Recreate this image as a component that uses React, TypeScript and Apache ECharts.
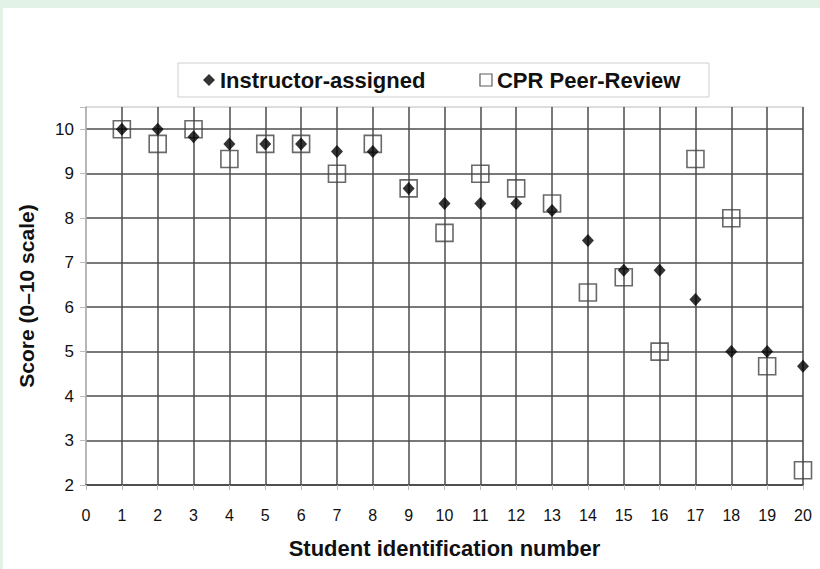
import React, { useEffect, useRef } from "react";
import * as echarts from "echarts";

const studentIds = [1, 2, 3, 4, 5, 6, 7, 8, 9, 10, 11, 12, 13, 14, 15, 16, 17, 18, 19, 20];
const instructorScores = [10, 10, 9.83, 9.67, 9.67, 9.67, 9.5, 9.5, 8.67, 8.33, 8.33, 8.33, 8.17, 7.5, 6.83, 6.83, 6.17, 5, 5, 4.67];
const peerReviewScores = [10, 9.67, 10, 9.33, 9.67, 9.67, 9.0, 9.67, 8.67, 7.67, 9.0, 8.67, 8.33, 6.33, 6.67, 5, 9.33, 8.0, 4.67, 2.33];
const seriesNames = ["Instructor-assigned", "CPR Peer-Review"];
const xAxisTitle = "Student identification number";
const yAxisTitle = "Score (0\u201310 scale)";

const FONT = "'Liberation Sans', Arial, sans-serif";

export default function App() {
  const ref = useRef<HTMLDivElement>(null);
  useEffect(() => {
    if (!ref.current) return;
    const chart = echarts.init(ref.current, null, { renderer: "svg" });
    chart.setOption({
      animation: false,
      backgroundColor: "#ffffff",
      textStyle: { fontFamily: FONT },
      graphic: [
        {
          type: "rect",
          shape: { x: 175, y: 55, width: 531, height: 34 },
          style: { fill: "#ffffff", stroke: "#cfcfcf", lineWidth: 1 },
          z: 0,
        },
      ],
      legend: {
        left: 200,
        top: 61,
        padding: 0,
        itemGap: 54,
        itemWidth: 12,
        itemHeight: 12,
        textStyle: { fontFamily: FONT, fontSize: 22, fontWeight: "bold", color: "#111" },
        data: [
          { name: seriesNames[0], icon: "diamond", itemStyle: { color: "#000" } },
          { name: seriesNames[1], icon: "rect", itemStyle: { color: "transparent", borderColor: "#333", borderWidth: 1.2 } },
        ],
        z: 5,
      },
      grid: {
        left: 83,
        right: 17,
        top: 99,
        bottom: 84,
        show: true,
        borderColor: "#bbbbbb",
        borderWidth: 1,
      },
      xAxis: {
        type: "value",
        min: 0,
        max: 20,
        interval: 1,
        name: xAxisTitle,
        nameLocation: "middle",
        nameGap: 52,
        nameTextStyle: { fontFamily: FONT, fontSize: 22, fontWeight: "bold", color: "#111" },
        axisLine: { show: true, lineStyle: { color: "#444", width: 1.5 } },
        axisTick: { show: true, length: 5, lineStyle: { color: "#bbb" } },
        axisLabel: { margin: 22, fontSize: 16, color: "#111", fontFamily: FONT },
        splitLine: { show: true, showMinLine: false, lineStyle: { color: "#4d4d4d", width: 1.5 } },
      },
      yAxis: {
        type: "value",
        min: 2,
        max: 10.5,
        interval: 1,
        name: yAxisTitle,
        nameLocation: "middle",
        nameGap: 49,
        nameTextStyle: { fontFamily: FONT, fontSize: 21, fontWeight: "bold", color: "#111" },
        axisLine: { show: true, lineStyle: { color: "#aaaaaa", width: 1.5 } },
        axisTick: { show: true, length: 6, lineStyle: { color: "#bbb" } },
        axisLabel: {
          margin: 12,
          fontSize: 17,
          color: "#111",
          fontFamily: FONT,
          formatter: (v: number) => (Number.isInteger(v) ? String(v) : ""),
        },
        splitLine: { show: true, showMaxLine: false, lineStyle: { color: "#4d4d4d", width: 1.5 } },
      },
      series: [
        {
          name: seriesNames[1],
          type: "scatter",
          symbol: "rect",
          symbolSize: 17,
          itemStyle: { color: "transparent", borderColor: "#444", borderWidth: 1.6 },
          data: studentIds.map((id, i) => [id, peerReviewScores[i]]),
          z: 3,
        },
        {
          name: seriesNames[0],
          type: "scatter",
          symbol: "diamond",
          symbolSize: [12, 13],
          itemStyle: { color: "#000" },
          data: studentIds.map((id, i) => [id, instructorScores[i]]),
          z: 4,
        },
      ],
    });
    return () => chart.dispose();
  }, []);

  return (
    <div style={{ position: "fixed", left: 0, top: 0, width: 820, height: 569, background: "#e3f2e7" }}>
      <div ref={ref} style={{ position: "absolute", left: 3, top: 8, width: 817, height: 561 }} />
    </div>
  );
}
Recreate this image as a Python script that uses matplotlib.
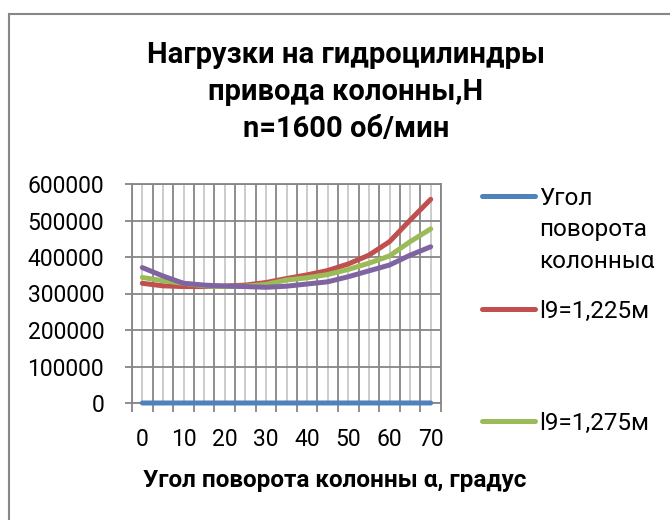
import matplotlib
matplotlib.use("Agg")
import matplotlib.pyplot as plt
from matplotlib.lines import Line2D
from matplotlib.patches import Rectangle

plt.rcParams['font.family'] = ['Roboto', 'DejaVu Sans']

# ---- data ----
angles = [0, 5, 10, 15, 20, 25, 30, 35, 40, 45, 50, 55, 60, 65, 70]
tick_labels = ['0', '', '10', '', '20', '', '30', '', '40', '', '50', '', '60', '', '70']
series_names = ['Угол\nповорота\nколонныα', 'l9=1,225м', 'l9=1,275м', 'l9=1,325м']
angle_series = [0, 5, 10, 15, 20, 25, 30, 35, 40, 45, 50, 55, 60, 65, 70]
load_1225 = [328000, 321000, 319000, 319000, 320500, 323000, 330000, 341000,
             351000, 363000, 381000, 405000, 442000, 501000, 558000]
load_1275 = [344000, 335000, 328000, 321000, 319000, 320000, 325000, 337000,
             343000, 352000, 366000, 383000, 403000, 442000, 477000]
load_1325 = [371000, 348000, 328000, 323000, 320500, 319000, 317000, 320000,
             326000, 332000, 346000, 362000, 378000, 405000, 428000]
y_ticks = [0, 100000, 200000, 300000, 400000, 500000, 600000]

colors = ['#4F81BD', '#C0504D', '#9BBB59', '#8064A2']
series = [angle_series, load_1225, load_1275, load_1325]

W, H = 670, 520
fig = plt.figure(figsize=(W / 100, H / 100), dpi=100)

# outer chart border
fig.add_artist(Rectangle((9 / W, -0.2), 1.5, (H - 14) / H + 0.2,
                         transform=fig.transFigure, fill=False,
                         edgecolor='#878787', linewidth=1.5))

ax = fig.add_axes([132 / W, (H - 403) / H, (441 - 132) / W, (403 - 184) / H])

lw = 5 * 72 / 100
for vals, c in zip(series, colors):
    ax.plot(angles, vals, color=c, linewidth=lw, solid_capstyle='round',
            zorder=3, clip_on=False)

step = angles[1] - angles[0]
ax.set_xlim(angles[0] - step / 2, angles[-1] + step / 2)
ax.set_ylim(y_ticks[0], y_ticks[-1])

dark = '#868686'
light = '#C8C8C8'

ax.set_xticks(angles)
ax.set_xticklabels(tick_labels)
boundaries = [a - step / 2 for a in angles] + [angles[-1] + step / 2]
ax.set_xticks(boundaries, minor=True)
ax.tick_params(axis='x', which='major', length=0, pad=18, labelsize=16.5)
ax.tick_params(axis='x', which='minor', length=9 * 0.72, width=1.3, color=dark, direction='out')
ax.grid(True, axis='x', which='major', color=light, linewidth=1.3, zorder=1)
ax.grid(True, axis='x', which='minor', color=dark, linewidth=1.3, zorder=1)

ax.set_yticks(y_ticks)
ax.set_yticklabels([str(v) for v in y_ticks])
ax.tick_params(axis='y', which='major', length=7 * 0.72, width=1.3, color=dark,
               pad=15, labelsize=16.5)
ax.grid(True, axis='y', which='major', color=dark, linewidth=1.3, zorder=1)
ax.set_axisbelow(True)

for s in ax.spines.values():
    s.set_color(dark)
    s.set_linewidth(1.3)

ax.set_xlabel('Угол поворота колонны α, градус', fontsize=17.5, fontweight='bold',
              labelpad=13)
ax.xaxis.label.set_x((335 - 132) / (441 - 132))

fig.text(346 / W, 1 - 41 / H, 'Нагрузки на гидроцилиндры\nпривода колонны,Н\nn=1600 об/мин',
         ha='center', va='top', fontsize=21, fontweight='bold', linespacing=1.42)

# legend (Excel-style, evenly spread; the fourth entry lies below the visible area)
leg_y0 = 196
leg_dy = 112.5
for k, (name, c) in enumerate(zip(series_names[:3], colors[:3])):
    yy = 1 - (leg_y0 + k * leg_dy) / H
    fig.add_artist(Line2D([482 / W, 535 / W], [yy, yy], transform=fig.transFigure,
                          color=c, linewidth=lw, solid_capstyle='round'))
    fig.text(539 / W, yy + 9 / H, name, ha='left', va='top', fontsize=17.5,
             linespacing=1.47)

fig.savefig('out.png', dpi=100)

:::::

With the pictures removed from your copy, retype the lines above from the one that contains "Recreate this image as a Python" through the one that contains "plt.rcParams['font.family'] = ['Roboto', 'DejaVu", exactly.

Recreate this image as a Python script that uses matplotlib.
import matplotlib
matplotlib.use("Agg")
import matplotlib.pyplot as plt
from matplotlib.lines import Line2D
from matplotlib.patches import Rectangle

plt.rcParams['font.family'] = ['Roboto', 'DejaVu Sans']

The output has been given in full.